--- WORK TO COMPLETE ---
Search the listing for "this" and copy every line where it appears.

Records contained in a dataset
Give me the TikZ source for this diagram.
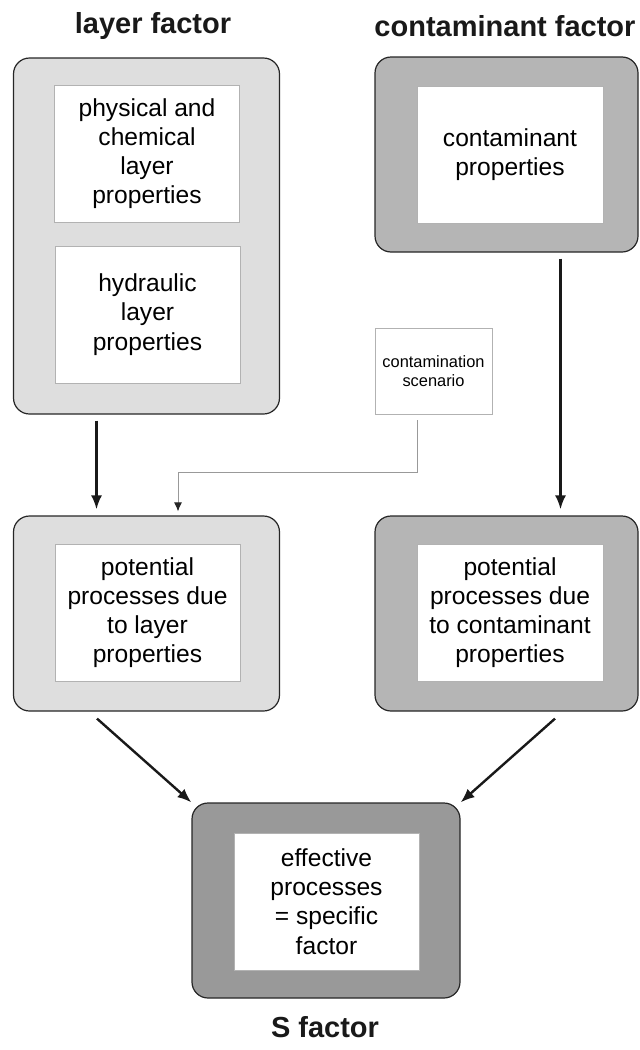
\documentclass[tikz,border=0pt]{standalone}
\usepackage{fontspec}
\setmainfont{Liberation Sans}
\usetikzlibrary{arrows,positioning,arrows.meta}

\definecolor{grisclaro}{gray}{0.87}
\definecolor{grismedio}{gray}{0.71}
\definecolor{grisoscuro}{gray}{0.60}

\begin{document}
\begin{tikzpicture}[x=0.5pt,y=-0.5pt]

	\tikzstyle{marco}=[draw=black!85, line width=0.6pt, rounded corners=8pt, minimum width=133pt, inner sep=0pt]
	\tikzstyle{caja}=[draw=black!30, line width=0.4pt, fill=white, align=center, minimum width=92.5pt, minimum height=68.5pt, inner sep=0pt, font=\fontsize{12.3}{14.6}\selectfont]
	\tikzstyle{titulo}=[font=\fontsize{14.5}{17}\selectfont\bfseries, text=black!90]
	\tikzstyle{flecha}=[-{Latex[length=7pt,width=5.5pt]}, line width=1.2pt, black!90]
	\tikzstyle{linea}=[-{Latex[length=4.5pt,width=4pt, black!85]}, line width=0.45pt, black!40]

	\useasboundingbox (0,0) rectangle (640,1050);

	\coordinate (t_1) at (153, 26);
	\coordinate (t_2) at (505, 26);
	\coordinate (t_3) at (325, 1027);

	\coordinate (f_1) at (146.5, 236); % CAPA
	\coordinate (f_2) at (506.5, 154.5); % CONTAMINANTE
	\coordinate (f_3) at (146.5, 613.5); % PROCESOS CAPA
	\coordinate (f_4) at (506.5, 613.5); % PROCESOS CONTAMINANTE
	\coordinate (f_5) at (326, 900.5); % FACTOR S

	\node[titulo] (t_1) at (t_1) {layer factor};
	\node[titulo] (t_2) at (t_2) {contaminant factor};
	\node[titulo] (t_3) at (t_3) {S factor};

	\node[marco, fill=grisclaro, minimum height=178pt] (f_1) at (f_1) {};
	\node[marco, fill=grismedio, minimum width=131.5pt, minimum height=97.5pt] (f_2) at (f_2) {};
	\node[marco, fill=grisclaro, minimum height=97.5pt] (f_3) at (f_3) {};
	\node[marco, fill=grismedio, minimum width=131.5pt, minimum height=97.5pt] (f_4) at (f_4) {};
	\node[marco, fill=grisoscuro, minimum width=134pt, minimum height=97.5pt] (f_5) at (f_5) {};

	\node[caja] (c_1_1) at (147, 153.5) {physical and\\chemical\\layer\\properties};
	\node[caja] (c_1_2) at (147.5, 314.5) {hydraulic\\layer\\properties};
	\node[caja, minimum width=93pt] (c_2) at (510, 155) {contaminant\\properties};
	\node[caja] (c_3) at (147.5, 612.5) {potential\\processes due\\to layer\\properties};
	\node[caja, minimum width=93pt] (c_4) at (510, 612.5) {potential\\processes due\\to contaminant\\properties};
	\node[caja] (c_5) at (326.5, 901.5) {effective\\processes\\= specific\\factor};

	\node[caja, minimum width=58.5pt, minimum height=43pt, font=\fontsize{8.2}{9.6}\selectfont] (esc) at (433.5, 371) {contamination\\scenario};

	\draw[flecha] ([xshift=-25pt, yshift=-3pt]f_1.south) -- ([xshift=-25pt, yshift=3pt]f_3.north);
	\draw[flecha] ([xshift=27pt, yshift=-3pt]f_2.south) -- ([xshift=27pt, yshift=3pt]f_4.north);
	\draw[linea] ([xshift=-8.25pt, yshift=-3pt]esc.south) -- ++(0,52) -| ([xshift=15.75pt, yshift=2pt]f_3.north);
	\draw[flecha] ([xshift=-24.75pt, yshift=-3.5pt]f_3.south) -- (f_5.north west);
	\draw[flecha] ([xshift=24.25pt, yshift=-3.5pt]f_4.south) -- (f_5.north east);

\end{tikzpicture}
\end{document}
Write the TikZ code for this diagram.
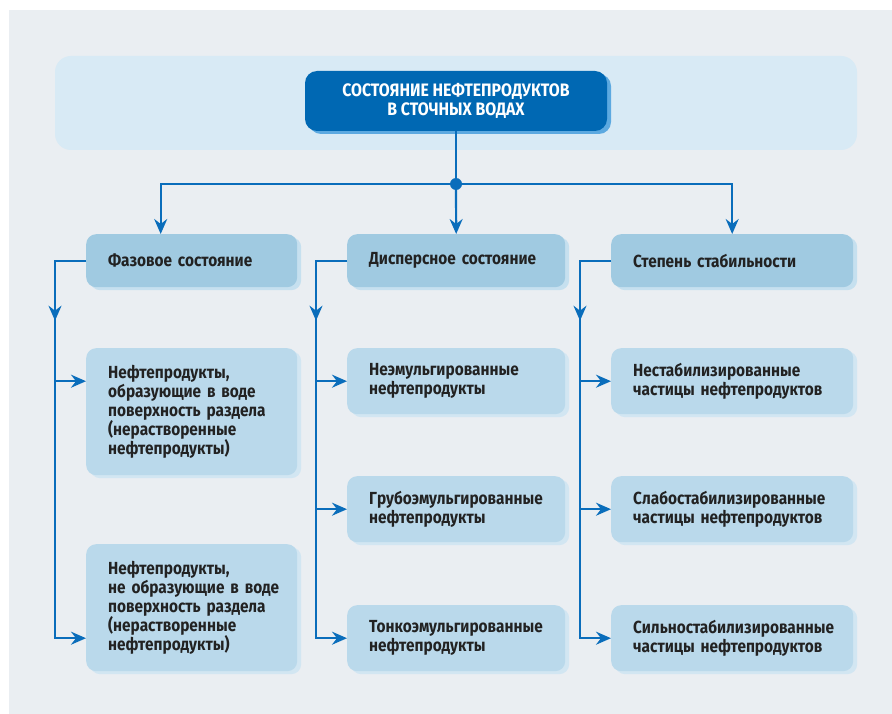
\documentclass[tikz,border=0pt]{standalone}
\usepackage{fontspec}
\setmainfont{Fira Sans}[BoldFont={Fira Sans Bold}, FakeStretch=0.88]
\usetikzlibrary{arrows.meta,shadows}

\definecolor{panelgray}{HTML}{EAEEF2}
\definecolor{bandblue}{HTML}{D8EAF5}
\definecolor{titleblue}{HTML}{0068B3}
\definecolor{titleshadow}{HTML}{5CA9E0}
\definecolor{hdrblue}{HTML}{A0CAE1}
\definecolor{hdrshadow}{HTML}{C6E0EF}
\definecolor{itemblue}{HTML}{BAD9EB}
\definecolor{itemshadow}{HTML}{D2E6F2}
\definecolor{lineblue}{HTML}{0A6DBB}
\definecolor{textdark}{HTML}{222222}

\tikzset{
    box/.style={rounded corners=10pt, anchor=north west, inner xsep=22pt, inner ysep=0pt,
        align=left, text=textdark, font=\bfseries\fontsize{17.5}{19}\selectfont},
    hdr/.style={box, fill=hdrblue, minimum height=53pt,
        general shadow={fill=hdrshadow, shadow xshift=4pt, shadow yshift=-3pt}},
    item/.style={box, fill=itemblue,
        general shadow={fill=itemshadow, shadow xshift=4pt, shadow yshift=-3pt}},
    colA/.style={text width=167pt},
    colB/.style={text width=174pt},
    colC/.style={text width=198pt},
    link/.style={draw=lineblue, line width=2.2pt},
    arr/.style={link, -{Stealth[length=15pt,width=13pt,inset=5pt]}},
}

\begin{document}
\begin{tikzpicture}[x=1pt,y=1pt]
    \useasboundingbox (0,0) rectangle (892,-714);
    \fill[panelgray] (9,-10) rectangle (892,-714);
    \fill[bandblue, rounded corners=16pt] (55,-56) rectangle (857,-150);

    % title
    \node[fill=titleblue, text=white, rounded corners=12pt, minimum width=302pt, minimum height=60pt,
        align=center, font=\bfseries\fontsize{18}{19.5}\selectfont,
        general shadow={fill=titleshadow, shadow xshift=4pt, shadow yshift=-3pt}]
        (title) at (456,-101) {СОСТОЯНИЕ НЕФТЕПРОДУКТОВ\\В СТОЧНЫХ ВОДАХ};
    \coordinate (hub) at (456,-184);

    % headers
    \node[hdr, colA] (phase) at (86,-234) {Фазовое состояние};
    \node[hdr, colB] (disp) at (347,-234) {Дисперсное состояние};
    \node[hdr, colC] (stab) at (611,-234) {Степень стабильности};

    % items
    \node[item, colA, minimum height=127pt] (ph1) at (86,-348)
        {Нефтепродукты,\\образующие в воде\\поверхность раздела\\(нерастворенные\\нефтепродукты)};
    \node[item, colA, minimum height=127pt] (ph2) at (86,-544)
        {Нефтепродукты,\\\mbox{не образующие в воде}\\поверхность раздела\\(нерастворенные\\нефтепродукты)};
    \node[item, colB, minimum height=66pt] (d1) at (347,-348) {Неэмульгированные\\нефтепродукты};
    \node[item, colB, minimum height=66pt] (d2) at (347,-476) {Грубоэмульгированные\\нефтепродукты};
    \node[item, colB, minimum height=66pt] (d3) at (347,-605) {Тонкоэмульгированные\\нефтепродукты};
    \node[item, colC, minimum height=66pt] (s1) at (611,-348) {Нестабилизированные\\частицы нефтепродуктов};
    \node[item, colC, minimum height=66pt] (s2) at (611,-476) {Слабостабилизированные\\частицы нефтепродуктов};
    \node[item, colC, minimum height=66pt] (s3) at (611,-605) {Сильностабилизированные\\частицы нефтепродуктов};

    % from title to headers
    \draw[link] (title.south) -- (hub);
    \draw[arr] (hub) -| ([xshift=-31pt]phase.north);
    \draw[arr] (hub) -- (disp.north);
    \draw[arr] (hub) -| (stab.north);
    \fill[lineblue] (hub) circle (6pt);

    % phase branch
    \coordinate (ta) at ([xshift=-31pt]phase.west);
    \draw[arr] (phase.west) -- (ta) |- (ph2.west |- d3.west);
    \draw[arr] (ta) -- ++(0,-60);
    \draw[arr] (ta |- d1.west) -- (ph1.west |- d1.west);

    % dispersion branch
    \coordinate (tb) at ([xshift=-31pt]disp.west);
    \draw[arr] (disp.west) -- (tb) |- (d3.west);
    \draw[arr] (tb) -- ++(0,-60);
    \draw[arr] (tb |- d1.west) -- (d1.west);
    \draw[arr] (tb |- d2.west) -- (d2.west);

    % stability branch
    \coordinate (tc) at ([xshift=-31pt]stab.west);
    \draw[arr] (stab.west) -- (tc) |- (s3.west);
    \draw[arr] (tc) -- ++(0,-60);
    \draw[arr] (tc |- s1.west) -- (s1.west);
    \draw[arr] (tc |- s2.west) -- (s2.west);
\end{tikzpicture}
\end{document}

--- FULL SOLUTION ---
Give me the TikZ source for this diagram.
Write the TikZ code for this diagram.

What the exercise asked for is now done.